» TASK DESCRIPTION:
Write the lines out again, from the top of the material to the line containing "bevel = 10 /", pictures excluded.

» DATA:

····················

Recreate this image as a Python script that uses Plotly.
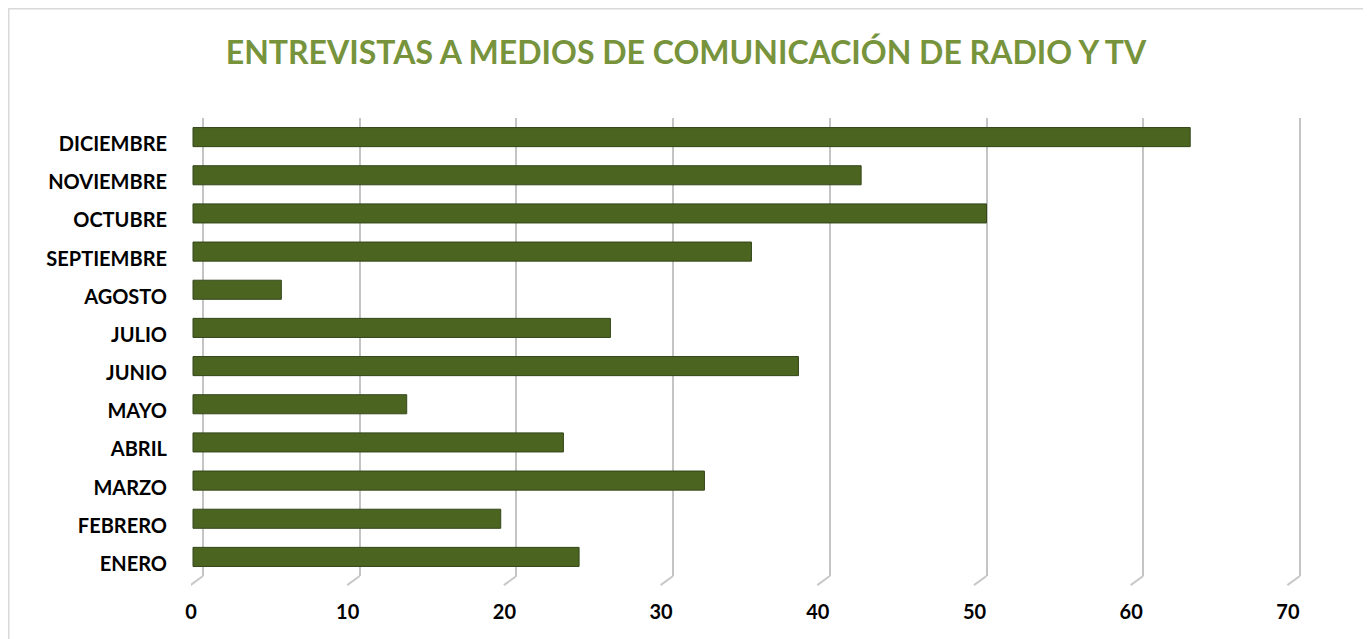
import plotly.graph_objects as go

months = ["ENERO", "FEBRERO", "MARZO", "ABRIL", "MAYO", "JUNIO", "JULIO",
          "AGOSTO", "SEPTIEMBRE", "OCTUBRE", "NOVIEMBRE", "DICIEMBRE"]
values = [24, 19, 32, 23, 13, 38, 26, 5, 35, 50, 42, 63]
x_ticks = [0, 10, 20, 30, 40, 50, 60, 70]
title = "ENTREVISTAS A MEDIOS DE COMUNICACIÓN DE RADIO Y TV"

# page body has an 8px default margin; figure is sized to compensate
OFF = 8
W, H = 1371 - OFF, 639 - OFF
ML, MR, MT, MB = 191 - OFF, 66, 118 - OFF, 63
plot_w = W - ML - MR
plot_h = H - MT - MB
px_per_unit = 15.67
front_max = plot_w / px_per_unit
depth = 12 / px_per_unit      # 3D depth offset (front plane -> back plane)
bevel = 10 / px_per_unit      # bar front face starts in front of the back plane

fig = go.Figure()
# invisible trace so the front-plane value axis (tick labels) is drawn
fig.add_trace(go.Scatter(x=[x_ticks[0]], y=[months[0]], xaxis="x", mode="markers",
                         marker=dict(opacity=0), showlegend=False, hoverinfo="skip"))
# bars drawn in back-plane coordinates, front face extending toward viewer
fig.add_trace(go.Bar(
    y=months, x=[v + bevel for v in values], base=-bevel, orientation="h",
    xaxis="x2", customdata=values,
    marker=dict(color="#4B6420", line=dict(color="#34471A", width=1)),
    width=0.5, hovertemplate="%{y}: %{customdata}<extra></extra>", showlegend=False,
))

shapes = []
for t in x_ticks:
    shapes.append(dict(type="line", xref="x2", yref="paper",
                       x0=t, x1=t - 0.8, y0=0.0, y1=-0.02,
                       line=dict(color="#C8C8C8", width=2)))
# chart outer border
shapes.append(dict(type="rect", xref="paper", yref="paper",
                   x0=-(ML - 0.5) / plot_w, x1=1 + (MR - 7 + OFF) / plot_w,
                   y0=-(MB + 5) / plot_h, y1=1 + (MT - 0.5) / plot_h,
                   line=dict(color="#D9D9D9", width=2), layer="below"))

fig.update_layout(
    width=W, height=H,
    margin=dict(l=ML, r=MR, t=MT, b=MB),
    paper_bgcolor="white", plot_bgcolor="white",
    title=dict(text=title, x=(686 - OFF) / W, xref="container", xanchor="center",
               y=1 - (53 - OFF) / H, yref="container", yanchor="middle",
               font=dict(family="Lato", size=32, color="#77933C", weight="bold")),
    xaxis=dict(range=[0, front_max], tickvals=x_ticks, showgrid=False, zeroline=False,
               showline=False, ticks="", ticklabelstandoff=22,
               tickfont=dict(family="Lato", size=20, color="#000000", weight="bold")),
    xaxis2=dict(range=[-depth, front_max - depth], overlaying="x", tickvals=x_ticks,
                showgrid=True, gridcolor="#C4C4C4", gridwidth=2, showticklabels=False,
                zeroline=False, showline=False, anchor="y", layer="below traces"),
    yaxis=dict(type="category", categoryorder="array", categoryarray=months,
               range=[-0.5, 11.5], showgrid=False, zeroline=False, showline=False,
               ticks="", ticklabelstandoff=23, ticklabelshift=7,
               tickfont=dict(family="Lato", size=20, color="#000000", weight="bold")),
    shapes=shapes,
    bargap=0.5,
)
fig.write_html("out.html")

····················

» RESULT BELOW:
Recreate this image as a Python script that uses Plotly.
import plotly.graph_objects as go

months = ["ENERO", "FEBRERO", "MARZO", "ABRIL", "MAYO", "JUNIO", "JULIO",
          "AGOSTO", "SEPTIEMBRE", "OCTUBRE", "NOVIEMBRE", "DICIEMBRE"]
values = [24, 19, 32, 23, 13, 38, 26, 5, 35, 50, 42, 63]
x_ticks = [0, 10, 20, 30, 40, 50, 60, 70]
title = "ENTREVISTAS A MEDIOS DE COMUNICACIÓN DE RADIO Y TV"

# page body has an 8px default margin; figure is sized to compensate
OFF = 8
W, H = 1371 - OFF, 639 - OFF
ML, MR, MT, MB = 191 - OFF, 66, 118 - OFF, 63
plot_w = W - ML - MR
plot_h = H - MT - MB
px_per_unit = 15.67
front_max = plot_w / px_per_unit
depth = 12 / px_per_unit      # 3D depth offset (front plane -> back plane)
bevel = 10 / px_per_unit      # bar front face starts in front of the back plane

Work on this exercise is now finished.